For detailed setup instructions including GNVerifier and troubleshooting, see Installation.

Sample Input

Download the same sample dataset in either format and place it in examples/input/:

Sample input: Note the divergence in kingdoms (Metazoa vs Animalia), missing interior ranks, and fully null entry.

uuid	kingdom	phylum	class	order	family	genus	species	scientific_name
bc2a3f9f-c1f9-48df-9b01-d045475b9d5f	Metazoa	Chordata	Mammalia	Primates	Hominidae	Homo	Homo sapiens	Homo sapiens
21ed76d8-9a3b-406e-a1a3-ef244422bf8e	Plantae	Tracheophyta	`null`	Fagales	Fagaceae	Quercus	Quercus alba	Quercus alba
4d166a61-b6e5-4709-91ba-b623111014e9	Animalia	`null`	`null`	Hymenoptera	Apidae	Apis	Apis mellifera	Apis mellifera
85b96dc2-70ab-446e-afb5-6a4b92b0a450	`null`	`null`	`null`	`null`	`null`	`null`	Amanita muscaria	`null`
38327554-ffbf-4180-b4cf-63c311a26f4e	Animalia	`null`	`null`	`null`	`null`	`null`	Laelia rosea	`null`
8f688a17-1f7a-42b2-b3dc-bd4c8fc0eee3	Plantae	`null`	`null`	`null`	`null`	`null`	Laelia rosea	`null`
a95f3e29-ed48-41f4-9577-64d4243a0396	`null`	`null`	`null`	`null`	`null`	`null`	`null`	`null`

In the final example entry, there is no available taxonomic data, which can happen in large datasets where there may be a corresponding image but incomplete annotation.

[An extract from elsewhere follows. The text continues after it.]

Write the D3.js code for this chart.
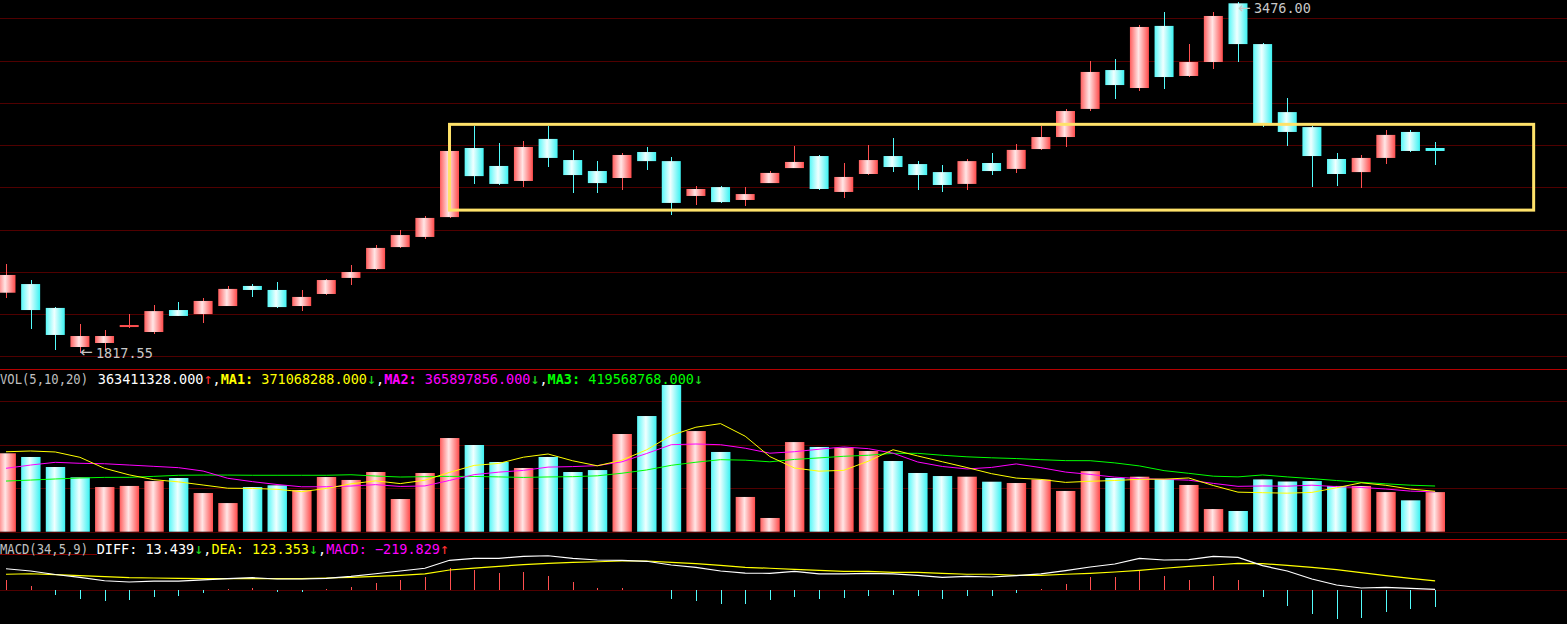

Execute a Basic Resolution

taxonopy resolve --input examples/input --output-dir examples/output

Input values

There are three kinds of values you can pass to --input:

A single file path (CSV or Parquet).
A flat directory of partitioned files (TaxonoPy will glob everything inside).
A directory tree (TaxonoPy will glob recursively and preserve the folder structure in the output).

In all three cases, the base filename is preserved in the output. That is, the output keeps the original filename(s) and adds .resolved / .unsolved before the extension.

If you download both sample.csv and sample.parquet into examples/input/, resolve will fail due to mixed input formats; keep only one format per input directory.

The command above will read in the sample data from examples/input/, execute resolution, and write the results to examples/output/.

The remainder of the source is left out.